Things changed a lot in the translating. So much so that the play became just as much about it existing in two versions, prose and script, as it was about family and memory.

On October 1, Research: A Novel for Performance will be published by Civil Coping Mechanisms. The book presents both versions, side by side, along with a “Note on the text” that explains all this a lot better than how I am doing it now, plus an Afterword by Nick Leavens, the director and producer of the play itself. To celebrate, Big Lucks and Vol.1 Brooklyn are simultaneously publishing excerpts.

Below is the prose version of a bit from early in the play.

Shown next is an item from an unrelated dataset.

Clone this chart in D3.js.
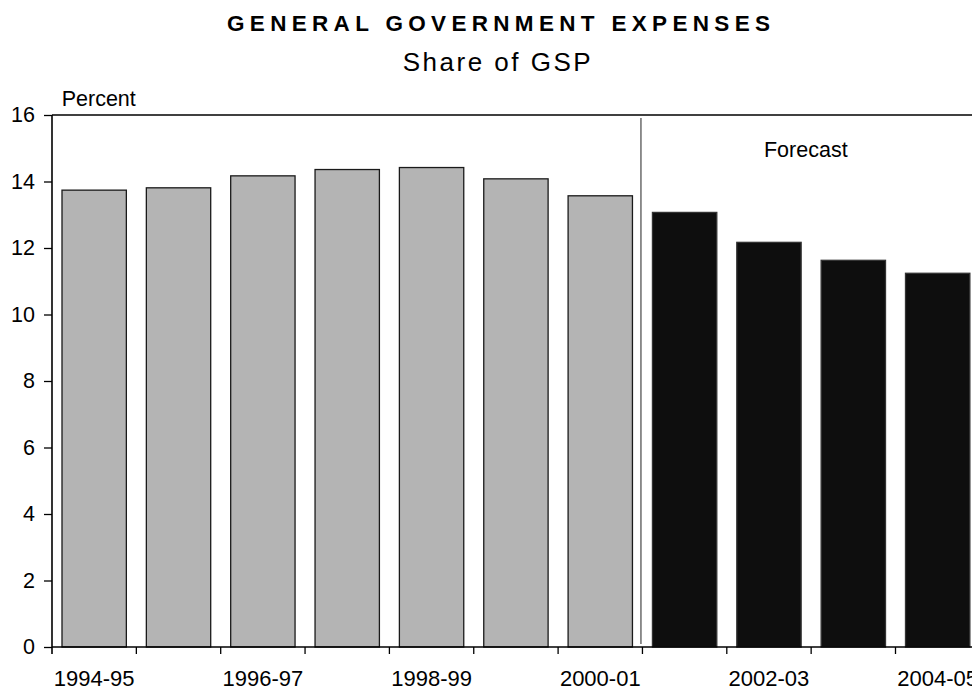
<!DOCTYPE html>
<html>
<head>
<meta charset="utf-8">
<script src="https://cdn.jsdelivr.net/npm/d3@7"></script>
<style>
  html, body { margin: 0; padding: 0; background: #fff; }
  svg { display: block; font-family: "Liberation Sans", Arial, Helvetica, sans-serif; }
</style>
</head>
<body>
<div id="chart"></div>
<script>
// General government expenses as a share of GSP, per financial year
const years = ["1994-95", "1995-96", "1996-97", "1997-98", "1998-99", "1999-00",
               "2000-01", "2001-02", "2002-03", "2003-04", "2004-05"];
const expenseShare = [13.74, 13.81, 14.17, 14.36, 14.42, 14.08, 13.57, 13.07, 12.17, 11.63, 11.24];
const forecastFrom = "2001-02";
const xTickLabels = ["1994-95", "1996-97", "1998-99", "2000-01", "2002-03", "2004-05"];
const yTicks = [0, 2, 4, 6, 8, 10, 12, 14, 16];

const W = 972, H = 691;
const plotLeft = 52, plotTop = 115, plotBottom = 647;
const step = 84.35;
const plotRight = plotLeft + step * years.length;   // plot runs past the page edge
const labelSize = 21.5;

const svg = d3.select("#chart").append("svg")
  .attr("width", W).attr("height", H);

const x = d3.scaleBand().domain(years)
  .range([plotLeft, plotRight]).paddingInner(0.237).paddingOuter(0.1185);
const y = d3.scaleLinear().domain([0, 16]).range([plotBottom, plotTop]);

const isForecast = d => years.indexOf(d) >= years.indexOf(forecastFrom);

// Title and subtitle
svg.append("text")
  .attr("x", 498.5).attr("y", 31)
  .attr("text-anchor", "middle")
  .attr("font-size", 22.5).attr("font-weight", "bold")
  .attr("textLength", 543).attr("lengthAdjust", "spacing")
  .text("GENERAL GOVERNMENT EXPENSES");

svg.append("text")
  .attr("x", 496.7).attr("y", 71)
  .attr("text-anchor", "middle")
  .attr("font-size", 26)
  .attr("textLength", 188).attr("lengthAdjust", "spacing")
  .text("Share of GSP");

svg.append("text")
  .attr("x", 61.7).attr("y", 105.7)
  .attr("font-size", labelSize)
  .text("Percent");

// Plot top border
svg.append("line")
  .attr("x1", plotLeft).attr("x2", W)
  .attr("y1", plotTop).attr("y2", plotTop)
  .attr("stroke", "#000").attr("stroke-width", 1.3);

// Bars
svg.append("g").selectAll("rect")
  .data(years.map((d, i) => ({ year: d, value: expenseShare[i] })))
  .join("rect")
  .attr("x", d => x(d.year))
  .attr("width", x.bandwidth())
  .attr("y", d => y(d.value))
  .attr("height", d => y(0) - y(d.value))
  .attr("fill", d => isForecast(d.year) ? "#0e0e0e" : "#b4b4b4")
  .attr("stroke", d => isForecast(d.year) ? "#333" : "#1a1a1a")
  .attr("stroke-width", 1.3);

// Divider marking the start of the forecast period
const divX = x(forecastFrom) - x.step() * x.paddingInner() / 2 - 1.5;
svg.append("line")
  .attr("x1", divX).attr("x2", divX)
  .attr("y1", 118).attr("y2", plotBottom - 3)
  .attr("stroke", "#555").attr("stroke-width", 1.3);

svg.append("text")
  .attr("x", 805.8).attr("y", 156.7)
  .attr("text-anchor", "middle")
  .attr("font-size", labelSize)
  .text("Forecast");

// Y axis
const yAxis = svg.append("g")
  .attr("transform", `translate(${plotLeft},0)`)
  .call(d3.axisLeft(y).tickValues(yTicks).tickSize(8).tickPadding(9).tickFormat(d3.format("d")));
yAxis.select(".domain").attr("stroke-width", 1.6).attr("d", `M0,${plotTop}V${plotBottom + 7}`);
yAxis.selectAll(".tick line").attr("stroke-width", 1.3);
yAxis.selectAll(".tick text").attr("font-size", labelSize).attr("font-family", null).attr("fill", "#000");

// X axis: ticks on the category boundaries, labels every second year
const xg = svg.append("g");
xg.append("line")
  .attr("x1", plotLeft).attr("x2", W)
  .attr("y1", plotBottom).attr("y2", plotBottom)
  .attr("stroke", "#000").attr("stroke-width", 1.6);
const bounds = d3.range(1, years.length + 1).map(i => plotLeft + x.step() * i);
xg.selectAll(".xt").data(bounds).join("line")
  .attr("class", "xt")
  .attr("x1", d => d).attr("x2", d => d)
  .attr("y1", plotBottom).attr("y2", plotBottom + 7)
  .attr("stroke", "#000").attr("stroke-width", 1.3);
xg.selectAll(".xl").data(xTickLabels).join("text")
  .attr("class", "xl")
  .attr("x", d => x(d) + x.bandwidth() / 2)
  .attr("y", 686)
  .attr("text-anchor", "middle")
  .attr("font-size", 22)
  .text(d => d);
</script>
</body>
</html>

Click here to see the corresponding play side.

“Please Join Us For A Conversation About The Meaning Of Your Life”

 

So no, then, she says.

She says it, doesn’t ask.

No, he says.

She sits quiet, leans back in her wooden chair.

But why, she says.

The man is quiet.

Why would you think you could read in here? the man asks. He has an accent.

See a man and woman sitting in a room with a long mirror along one wall. They face each other across a wood table. Wooden chairs with red padding. Cups of coffee on the table. Styrofoam empties drip in the trashcan. The woman taps a painted index fingernail into the wood surface. The man looks from her face to her finger, then back to her face.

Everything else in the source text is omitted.